EXERCISE OBJECTIVE —
Give back the full listing verbatim, apart from its images.
++++++++
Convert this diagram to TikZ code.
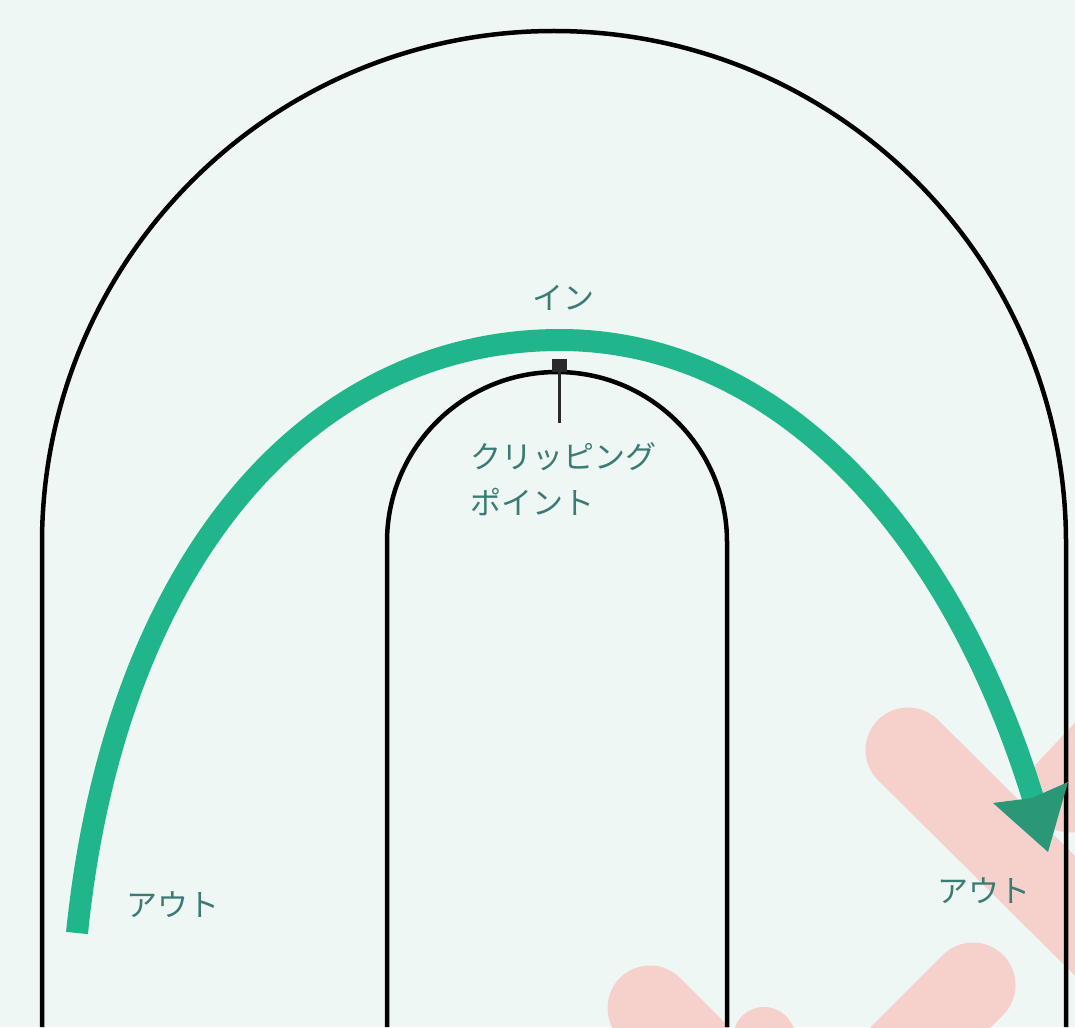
\documentclass[tikz,border=0pt]{standalone}
\usepackage{fontspec}
\newfontfamily\jp{Noto Sans CJK JP}
\definecolor{bgc}{HTML}{EFF7F4}
\definecolor{racegreen}{HTML}{21B58C}
\definecolor{headgreen}{HTML}{2A9877}
\definecolor{wmpink}{HTML}{F6D0CB}
\definecolor{labelc}{HTML}{3B7B73}
\definecolor{markc}{HTML}{2A2A2A}
\begin{document}
\begin{tikzpicture}[x=1pt,y=-1pt,
  track/.style={draw=black,line width=4.5pt},
  wmark/.style={draw=wmpink,line width=85pt,line cap=round},
  lineup/.style={draw=racegreen,line width=22pt,line cap=butt},
  lbl/.style={text=labelc,inner sep=0pt,font=\jp\fontsize{31}{46}\selectfont}]
\useasboundingbox (0,0) rectangle (1075,1027);
\fill[bgc] (0,0) rectangle (1075,1027);
% faint watermark strokes
\begin{scope}
\clip (0,0) rectangle (1075,1027);
\draw[wmark] (908,750) -- (1180,1020);
\draw[wmark] (1240,610) -- (1070,790);
\draw[wmark] (973,985) -- (860,1098);
\draw[wmark] (650,1008) -- (740,1098);
\draw[wmark,line width=62pt] (764,1038) -- (800,1100);
\end{scope}
% track
\coordinate (outerL) at (42,1027);
\coordinate (outerR) at (1066,1027);
\coordinate (innerL) at (387,1027);
\coordinate (innerR) at (727,1027);
\draw[track] (outerL) -- (42,543) arc[start angle=180,end angle=360,radius=512] -- (outerR);
\draw[track] (innerL) -- (387,542) arc[start angle=180,end angle=360,radius=170] -- (innerR);
% racing line
\coordinate (start) at (77,933);
\coordinate (apex) at (560,340);
\coordinate (shaftend) at (1036,808);
\draw[lineup] (start) .. controls (115,560) and (310,340) .. (apex)
  .. controls (770,340) and (950,520) .. (shaftend);
\fill[headgreen] (993,803) -- (1048,852) -- (1068,782) -- (1032,798) -- cycle;
% clipping point marker
\coordinate (cpmark) at (559,366);
\coordinate (cpfoot) at (559,423);
\fill[markc] (552,359) rectangle (567,372);
\draw[markc,line width=3pt] (cpmark) -- (cpfoot);
% labels
\node[lbl] (in) at (563,298) {イン};
\node[lbl,anchor=west,align=left] (cp) at (470,479) {クリッピング\\ポイント};
\node[lbl,anchor=west] (outl) at (126,905) {アウト};
\node[lbl,anchor=west] (outr) at (937,891) {アウト};
\end{tikzpicture}
\end{document}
++++++++
PROBLEM SOLUTION —
Convert this diagram to TikZ code.
\documentclass[tikz,border=0pt]{standalone}
\usepackage{fontspec}
\newfontfamily\jp{Noto Sans CJK JP}
\definecolor{bgc}{HTML}{EFF7F4}
\definecolor{racegreen}{HTML}{21B58C}
\definecolor{headgreen}{HTML}{2A9877}
\definecolor{wmpink}{HTML}{F6D0CB}
\definecolor{labelc}{HTML}{3B7B73}
\definecolor{markc}{HTML}{2A2A2A}
\begin{document}
\begin{tikzpicture}[x=1pt,y=-1pt,
  track/.style={draw=black,line width=4.5pt},
  wmark/.style={draw=wmpink,line width=85pt,line cap=round},
  lineup/.style={draw=racegreen,line width=22pt,line cap=butt},
  lbl/.style={text=labelc,inner sep=0pt,font=\jp\fontsize{31}{46}\selectfont}]
\useasboundingbox (0,0) rectangle (1075,1027);
\fill[bgc] (0,0) rectangle (1075,1027);
% faint watermark strokes
\begin{scope}
\clip (0,0) rectangle (1075,1027);
\draw[wmark] (908,750) -- (1180,1020);
\draw[wmark] (1240,610) -- (1070,790);
\draw[wmark] (973,985) -- (860,1098);
\draw[wmark] (650,1008) -- (740,1098);
\draw[wmark,line width=62pt] (764,1038) -- (800,1100);
\end{scope}
% track
\coordinate (outerL) at (42,1027);
\coordinate (outerR) at (1066,1027);
\coordinate (innerL) at (387,1027);
\coordinate (innerR) at (727,1027);
\draw[track] (outerL) -- (42,543) arc[start angle=180,end angle=360,radius=512] -- (outerR);
\draw[track] (innerL) -- (387,542) arc[start angle=180,end angle=360,radius=170] -- (innerR);
% racing line
\coordinate (start) at (77,933);
\coordinate (apex) at (560,340);
\coordinate (shaftend) at (1036,808);
\draw[lineup] (start) .. controls (115,560) and (310,340) .. (apex)
  .. controls (770,340) and (950,520) .. (shaftend);
\fill[headgreen] (993,803) -- (1048,852) -- (1068,782) -- (1032,798) -- cycle;
% clipping point marker
\coordinate (cpmark) at (559,366);
\coordinate (cpfoot) at (559,423);
\fill[markc] (552,359) rectangle (567,372);
\draw[markc,line width=3pt] (cpmark) -- (cpfoot);
% labels
\node[lbl] (in) at (563,298) {イン};
\node[lbl,anchor=west,align=left] (cp) at (470,479) {クリッピング\\ポイント};
\node[lbl,anchor=west] (outl) at (126,905) {アウト};
\node[lbl,anchor=west] (outr) at (937,891) {アウト};
\end{tikzpicture}
\end{document}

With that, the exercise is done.